§ **Challenge**: Print the listing in its entirety and exactly, leaving out images.

§ **Information provided**:
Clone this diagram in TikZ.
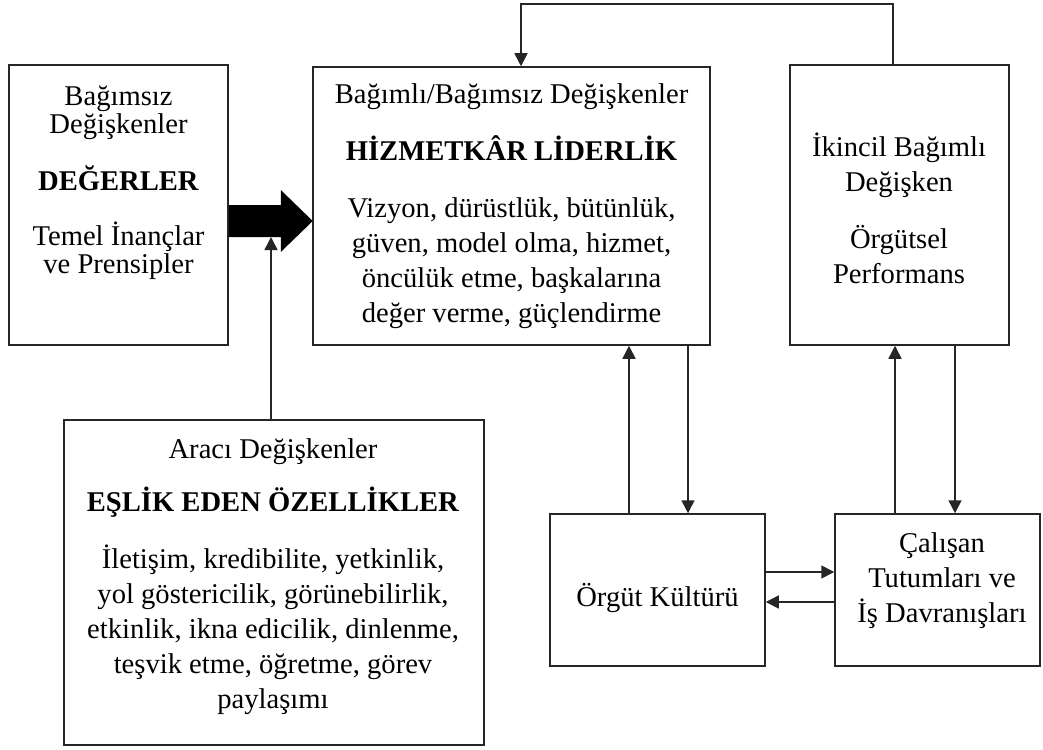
\documentclass[tikz,border=0pt]{standalone}
\usepackage{fontspec}
\setmainfont{Liberation Serif}
\usetikzlibrary{arrows.meta}

\begin{document}
\begin{tikzpicture}[x=1pt, y=-1pt,
    box/.style={draw=black!85, line width=1.5pt, inner sep=0pt},
    txt/.style={align=center, inner sep=0pt, anchor=base, font=\fontsize{28.6}{35}\selectfont},
    arr/.style={draw=black!85, line width=1.5pt, -{Triangle[length=13pt, width=13pt]}}]
    \useasboundingbox (0,0) rectangle (1043,749);

    % Boxes
    \node[box, minimum width=219, minimum height=280] (values)      at (118.5,205) {};
    \node[box, minimum width=397, minimum height=278] (leadership)  at (511.5,206) {};
    \node[box, minimum width=219, minimum height=280] (performance) at (899.5,205) {};
    \node[box, minimum width=420, minimum height=325] (traits)      at (274,582.5) {};
    \node[box, minimum width=215, minimum height=152] (culture)     at (657.5,590) {};
    \node[box, minimum width=205, minimum height=152] (attitudes)   at (937.5,590) {};

    % Texts (placed at the baseline of their last line)
    \node[txt, font=\fontsize{28.6}{28}\selectfont] (valuestext) at (118.5,273)
        {Bağımsız\\Değişkenler\\[25pt]\textbf{DEĞERLER}\\[27pt]Temel İnançlar\\ve Prensipler};
    \node[txt] (leadershiptext) at (511.5,322)
        {Bağımlı/Bağımsız Değişkenler\\[22pt]\textbf{HİZMETKÂR LİDERLİK}\\[22pt]Vizyon, dürüstlük, bütünlük,\\güven, model olma, hizmet,\\öncülük etme, başkalarına\\değer verme, güçlendirme};
    \node[txt] (performancetext) at (899,283)
        {İkincil Bağımlı\\Değişken\\[22pt]Örgütsel\\Performans};
    \node[txt] (traitstext) at (273,708)
        {Aracı Değişkenler\\[18pt]\textbf{EŞLİK EDEN ÖZELLİKLER}\\[22pt]İletişim, kredibilite, yetkinlik,\\yol göstericilik, görünebilirlik,\\etkinlik, ikna edicilik, dinlenme,\\teşvik etme, öğretme, görev\\paylaşımı};
    \node[txt] (culturetext) at (657.5,606) {Örgüt Kültürü};
    \node[txt] (attitudestext) at (942,622) {Çalışan\\Tutumları ve\\İş Davranışları};

    % Block arrow values -> leadership
    \fill[black] (values.east) -- ++(52,0) -- ++(0,-15) -- ++(32,31) -- ++(-32,31)
        -- ++(0,-15) -- ++(-52,0) -- cycle;
    \coordinate (medtip) at (271,237);
    \draw[arr] (traits.north -| medtip) -- (medtip);

    % Feedback loop
    \coordinate (fbright) at (893,4);
    \coordinate (fbleft)  at (521,4);
    \draw[arr] (fbright |- performance.north) -- (fbright) -- (fbleft) -- (fbleft |- leadership.north);

    % Vertical links
    \draw[arr] ([xshift=-28.5pt]culture.north) -- ([xshift=-28.5pt]culture.north |- leadership.south);
    \draw[arr] ([xshift=30.5pt]culture.north |- leadership.south) -- ([xshift=30.5pt]culture.north);
    \draw[arr] ([xshift=-42.5pt]attitudes.north) -- ([xshift=-42.5pt]attitudes.north |- performance.south);
    \draw[arr] ([xshift=17.5pt]attitudes.north |- performance.south) -- ([xshift=17.5pt]attitudes.north);

    % Horizontal links
    \draw[arr] ([yshift=18pt]culture.east) -- ([yshift=18pt]culture.east -| attitudes.west);
    \draw[arr] ([yshift=-12pt]attitudes.west) -- ([yshift=-12pt]attitudes.west -| culture.east);
\end{tikzpicture}
\end{document}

§ **Solved problem**:
Clone this diagram in TikZ.
\documentclass[tikz,border=0pt]{standalone}
\usepackage{fontspec}
\setmainfont{Liberation Serif}
\usetikzlibrary{arrows.meta}

\begin{document}
\begin{tikzpicture}[x=1pt, y=-1pt,
    box/.style={draw=black!85, line width=1.5pt, inner sep=0pt},
    txt/.style={align=center, inner sep=0pt, anchor=base, font=\fontsize{28.6}{35}\selectfont},
    arr/.style={draw=black!85, line width=1.5pt, -{Triangle[length=13pt, width=13pt]}}]
    \useasboundingbox (0,0) rectangle (1043,749);

    % Boxes
    \node[box, minimum width=219, minimum height=280] (values)      at (118.5,205) {};
    \node[box, minimum width=397, minimum height=278] (leadership)  at (511.5,206) {};
    \node[box, minimum width=219, minimum height=280] (performance) at (899.5,205) {};
    \node[box, minimum width=420, minimum height=325] (traits)      at (274,582.5) {};
    \node[box, minimum width=215, minimum height=152] (culture)     at (657.5,590) {};
    \node[box, minimum width=205, minimum height=152] (attitudes)   at (937.5,590) {};

    % Texts (placed at the baseline of their last line)
    \node[txt, font=\fontsize{28.6}{28}\selectfont] (valuestext) at (118.5,273)
        {Bağımsız\\Değişkenler\\[25pt]\textbf{DEĞERLER}\\[27pt]Temel İnançlar\\ve Prensipler};
    \node[txt] (leadershiptext) at (511.5,322)
        {Bağımlı/Bağımsız Değişkenler\\[22pt]\textbf{HİZMETKÂR LİDERLİK}\\[22pt]Vizyon, dürüstlük, bütünlük,\\güven, model olma, hizmet,\\öncülük etme, başkalarına\\değer verme, güçlendirme};
    \node[txt] (performancetext) at (899,283)
        {İkincil Bağımlı\\Değişken\\[22pt]Örgütsel\\Performans};
    \node[txt] (traitstext) at (273,708)
        {Aracı Değişkenler\\[18pt]\textbf{EŞLİK EDEN ÖZELLİKLER}\\[22pt]İletişim, kredibilite, yetkinlik,\\yol göstericilik, görünebilirlik,\\etkinlik, ikna edicilik, dinlenme,\\teşvik etme, öğretme, görev\\paylaşımı};
    \node[txt] (culturetext) at (657.5,606) {Örgüt Kültürü};
    \node[txt] (attitudestext) at (942,622) {Çalışan\\Tutumları ve\\İş Davranışları};

    % Block arrow values -> leadership
    \fill[black] (values.east) -- ++(52,0) -- ++(0,-15) -- ++(32,31) -- ++(-32,31)
        -- ++(0,-15) -- ++(-52,0) -- cycle;
    \coordinate (medtip) at (271,237);
    \draw[arr] (traits.north -| medtip) -- (medtip);

    % Feedback loop
    \coordinate (fbright) at (893,4);
    \coordinate (fbleft)  at (521,4);
    \draw[arr] (fbright |- performance.north) -- (fbright) -- (fbleft) -- (fbleft |- leadership.north);

    % Vertical links
    \draw[arr] ([xshift=-28.5pt]culture.north) -- ([xshift=-28.5pt]culture.north |- leadership.south);
    \draw[arr] ([xshift=30.5pt]culture.north |- leadership.south) -- ([xshift=30.5pt]culture.north);
    \draw[arr] ([xshift=-42.5pt]attitudes.north) -- ([xshift=-42.5pt]attitudes.north |- performance.south);
    \draw[arr] ([xshift=17.5pt]attitudes.north |- performance.south) -- ([xshift=17.5pt]attitudes.north);

    % Horizontal links
    \draw[arr] ([yshift=18pt]culture.east) -- ([yshift=18pt]culture.east -| attitudes.west);
    \draw[arr] ([yshift=-12pt]attitudes.west) -- ([yshift=-12pt]attitudes.west -| culture.east);
\end{tikzpicture}
\end{document}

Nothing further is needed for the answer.